Masculinizing and Emasculating in Domestic Space: Comparative Studies of Homebound (1967) and Anatomy of a Fall (2023)

Keywords: Space, Gender, Domestic, Verticality, Communism

Abstract

By comparing the gender division of labor in domestic space in both Homebound (1967) and Anatomy of a Fall (2023), I address the issue of masculinizing and emasculating on the counter gender with a spatial perspective. First, physical mobility decides the prior access to the public sphere as well as the position of the householder psychologically. Also, the typical and conventional vertical structure of "home" in both films visualizes the gender hierarchy and its collapse within the domestic space. The vertical structure embodies the historically inherited phallus worship symbolically. In this sense, it encounters the requirement of a new space structure that claims gender equality. Approaching the ideal model with practice case of functionalism in architecture, I recount the controversy of the radical equality at the geographic level practiced in communist society by architecture and other supporting mechanisms, which drives the interrogation of the essential association between capitalist structure and male subjectivity since the former, including the basic concepts of private property and liberal market-based competition, is designed and extended by the latter in a biologic sense.

Author Biography

Abigail He is a freelance writer and graduate student of Interdisciplinary Studies at New York University.

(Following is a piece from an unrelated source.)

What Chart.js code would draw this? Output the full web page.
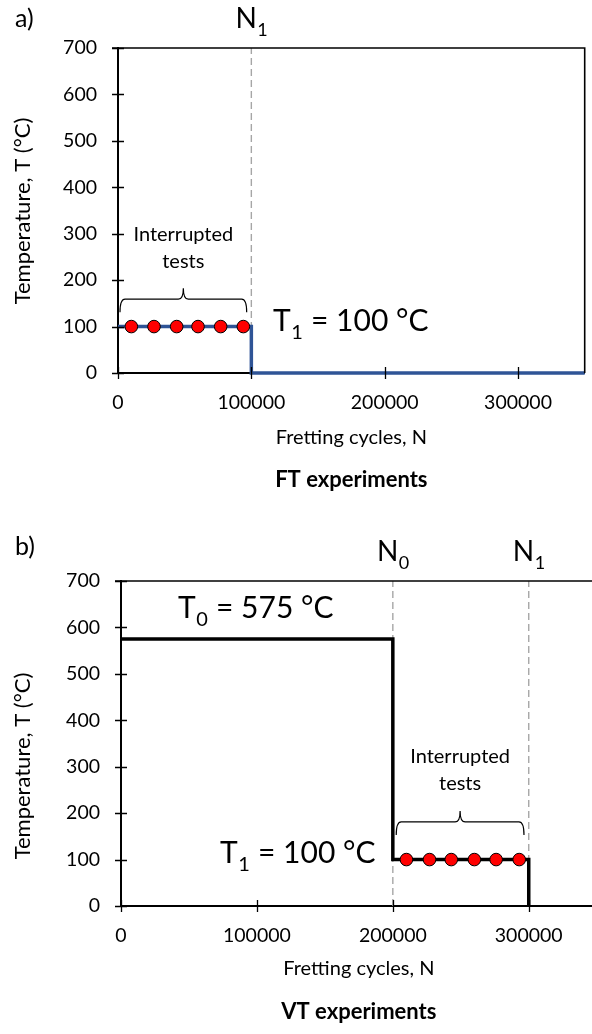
<!DOCTYPE html>
<html><head><meta charset="utf-8">
<script src="https://cdn.jsdelivr.net/npm/chart.js@4/dist/chart.umd.min.js"></script>
<style>
html,body{margin:0;padding:0;background:#fff;overflow:hidden;width:592px;height:1034px;}
#c1{position:absolute;left:0;top:0;}
#c2{position:absolute;left:0;top:500px;}
</style></head><body>
<canvas id="c1" width="592" height="500"></canvas>
<canvas id="c2" width="604" height="534"></canvas>
<script>
const FONT = 'Lato, "Open Sans", sans-serif';

// ---- shared axes ----
const xTicks = [0, 100000, 200000, 300000];
const yTicks = [0, 100, 200, 300, 400, 500, 600, 700];
const xMin = 0, xMax = 350000, yMin = 0, yMax = 700;
const xTitle = 'Fretting cycles, N';
const yTitle = 'Temperature, T (°C)';

// ---- a) FT experiments ----
const ftPathX = [0, 100000, 100000, 350000];
const ftPathY = [100, 100, 0, 0];
const ftTestX = [10000, 27000, 44000, 60000, 77000, 94000];
const ftTestY = [100, 100, 100, 100, 100, 100];
const ftMarkX = [100000];
const ftMarkLabels = ['1'];
const ftBraceX = [1500, 96500];
const ftBraceY = 131;

// ---- b) VT experiments ----
const vtPathX = [0, 200000, 200000, 300000, 300000];
const vtPathY = [575, 575, 100, 100, 0];
const vtTestX = [210000, 227000, 243000, 260000, 276000, 293000];
const vtTestY = [100, 100, 100, 100, 100, 100];
const vtMarkX = [200000, 300000];
const vtMarkLabels = ['0', '1'];
const vtBraceX = [202500, 296500];
const vtBraceY = 153;

function pts(xs, ys) { return xs.map((x, i) => ({x: x, y: ys[i]})); }

function drawSub(ctx, main, sub, rest, x, y, size, align) {
  ctx.save();
  ctx.fillStyle = '#000';
  ctx.textBaseline = 'alphabetic';
  ctx.textAlign = 'left';
  const big = size + 'px ' + FONT, small = Math.round(size * 0.66) + 'px ' + FONT;
  ctx.font = big; const w1 = ctx.measureText(main).width;
  const w3 = rest ? ctx.measureText(rest).width : 0;
  ctx.font = small; const w2 = ctx.measureText(sub).width;
  const total = w1 + w2 + w3;
  let x0 = align === 'center' ? x - total / 2 : x;
  ctx.font = big; ctx.fillText(main, x0, y);
  ctx.font = small; ctx.fillText(sub, x0 + w1 + 0.5, y + size * 0.27);
  if (rest) { ctx.font = big; ctx.fillText(rest, x0 + w1 + w2 + 1, y); }
  ctx.restore();
}

function makeDecor(opt) {
  return {
    id: 'decor',
    afterDraw(chart) {
      const ctx = chart.ctx, xs = chart.scales.x, ys = chart.scales.y, ca = chart.chartArea;
      ctx.save();
      ctx.strokeStyle = '#000';
      ctx.lineWidth = 1.6;
      ctx.beginPath();
      ctx.moveTo(ca.left - 6, ca.top); ctx.lineTo(ca.right, ca.top);
      if (opt.rightBorder) { ctx.lineTo(ca.right, ca.bottom); }
      ctx.stroke();
      // crossing tick marks
      ctx.lineWidth = 1.3;
      ctx.beginPath();
      xTicks.forEach(v => { const p = Math.round(xs.getPixelForValue(v)) + 0.5; ctx.moveTo(p, ca.bottom - 6); ctx.lineTo(p, ca.bottom + 6); });
      yTicks.forEach(v => { const p = Math.round(ys.getPixelForValue(v)) + 0.5; ctx.moveTo(ca.left - 6, p); ctx.lineTo(ca.left + 6, p); });
      ctx.stroke();
      // brace
      const x1 = xs.getPixelForValue(opt.braceX[0]), x2 = xs.getPixelForValue(opt.braceX[1]);
      const yb = ys.getPixelForValue(opt.braceY), yl = yb - 13, yt = yb - 24, xm = (x1 + x2) / 2, r = 5;
      ctx.lineWidth = 1.2;
      ctx.beginPath();
      ctx.moveTo(x1, yb);
      ctx.quadraticCurveTo(x1, yl, x1 + r, yl);
      ctx.lineTo(xm - r, yl);
      ctx.quadraticCurveTo(xm, yl, xm, yt);
      ctx.quadraticCurveTo(xm, yl, xm + r, yl);
      ctx.lineTo(x2 - r, yl);
      ctx.quadraticCurveTo(x2, yl, x2, yb);
      ctx.stroke();
      ctx.fillStyle = '#000';
      ctx.font = '20px ' + FONT;
      ctx.textAlign = 'center';
      ctx.textBaseline = 'middle';
      ctx.fillText('Interrupted', xm, yb - 78);
      ctx.fillText('tests', xm, yb - 51);
      // experiment title, centred under the plot area
      ctx.font = 'bold 22px ' + FONT;
      ctx.fillText(opt.title, (ca.left + ca.right) / 2, opt.titleY);
      // y axis title
      ctx.save();
      ctx.translate(23, opt.yTitleY);
      ctx.rotate(-Math.PI / 2);
      ctx.font = '22px ' + FONT;
      ctx.fillText(yTitle, 0, 0);
      ctx.restore();
      // panel letter
      ctx.font = '25px ' + FONT;
      ctx.textAlign = 'left';
      ctx.textBaseline = 'alphabetic';
      ctx.fillText(opt.letter, 15, opt.letterY);
      ctx.restore();
      opt.markX.forEach((v, i) => drawSub(ctx, 'N', opt.markLabels[i], '', xs.getPixelForValue(v), ca.top - 20, 28, 'center'));
      opt.tLabels.forEach(t => drawSub(ctx, 'T', t.sub, ' = ' + t.val + ' °C', t.x, t.y, 30, 'left'));
    }
  };
}

function makeChart(id, o) {
  return new Chart(document.getElementById(id), {
    type: 'scatter',
    data: {
      datasets: [
        { data: pts(o.testX, o.testY), showLine: false, pointRadius: 6.3, pointBackgroundColor: '#FF0000', pointBorderColor: '#000', pointBorderWidth: 1, order: 0, clip: false },
        { data: pts(o.pathX, o.pathY), showLine: true, borderColor: o.lineColor, borderWidth: 3.5, pointRadius: 0, tension: 0, order: 1, borderCapStyle: 'butt', borderJoinStyle: 'miter', clip: false },
        ...o.markX.map(v => ({ data: [{x: v, y: yMin}, {x: v, y: yMax}], showLine: true, borderColor: '#A6A6A6', borderWidth: 1.4, borderDash: [7, 4], pointRadius: 0, order: 2 }))
      ]
    },
    options: {
      responsive: false, animation: false, devicePixelRatio: 1,
      layout: { padding: o.padding },
      plugins: { legend: { display: false }, tooltip: { enabled: false } },
      scales: {
        x: {
          type: 'linear', min: xMin, max: xMax,
          afterFit: s => { s.height = o.xHeight; },
          afterBuildTicks: s => { s.ticks = xTicks.map(v => ({ value: v })); },
          grid: { display: false, drawTicks: false },
          border: { display: true, color: '#000', width: 2 },
          ticks: { color: '#000', font: { family: FONT, size: 19.5 }, padding: 18.3, maxRotation: 0, autoSkip: false, callback: v => String(v) },
          title: { display: true, text: xTitle, color: '#000', font: { family: FONT, size: 20 }, padding: { top: 0, bottom: o.xTitlePad } }
        },
        y: {
          type: 'linear', min: yMin, max: yMax,
          afterFit: s => { s.width = o.yWidth; },
          afterBuildTicks: s => { s.ticks = yTicks.map(v => ({ value: v })); },
          grid: { display: false, drawTicks: false },
          border: { display: true, color: '#000', width: 2 },
          ticks: { color: '#000', font: { family: FONT, size: 19.5 }, padding: 21, callback: v => String(v) },
          title: { display: false, text: yTitle }
        }
      }
    },
    plugins: [makeDecor(o)]
  });
}

makeChart('c1', {
  title: 'FT experiments', titleY: 480, yTitleY: 211, xHeight: 127, xTitlePad: 50, yWidth: 118,
  padding: { top: 48, right: 3, left: 0, bottom: 0 },
  pathX: ftPathX, pathY: ftPathY, testX: ftTestX, testY: ftTestY, markX: ftMarkX, markLabels: ftMarkLabels,
  braceX: ftBraceX, braceY: ftBraceY, lineColor: '#2F5496', rightBorder: true,
  letter: 'a)', letterY: 27,
  tLabels: [{ sub: '1', val: '100', x: 273, y: 331 }]
});

makeChart('c2', {
  title: 'VT experiments', titleY: 512, yTitleY: 266, xHeight: 128, xTitlePad: 53, yWidth: 121,
  padding: { top: 81, right: 4, left: 0, bottom: 0 },
  pathX: vtPathX, pathY: vtPathY, testX: vtTestX, testY: vtTestY, markX: vtMarkX, markLabels: vtMarkLabels,
  braceX: vtBraceX, braceY: vtBraceY, lineColor: '#000', rightBorder: false,
  letter: 'b)', letterY: 55,
  tLabels: [{ sub: '0', val: '575', x: 178, y: 118 }, { sub: '1', val: '100', x: 220, y: 363 }]
});
</script>
</body></html>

Her research interests include urban spatial theories, functionalism, visual art, and modern history of East Asian societies. She is attracted by the radical debate of gender issues within space and architecture in her writing. She tries to rouse discreet thinking about the intangible power pattern crossing different disciplines. She earned her bachelor's and master's degrees in history and Historical Geography. For six months, she was an intern at ByteDance, working on the cooperation of music copyright matters. 

During her undergraduate years, she learned Korean and conducted research about the Ancient Sino-Korean relationship. Then, she focused on Frontier Geography, especially the boundary between China and North Korea. Her master's dissertation is focused on the Korean society on the border during the period of the Republic of China, which leads her to read related literature of sociology and anthropology.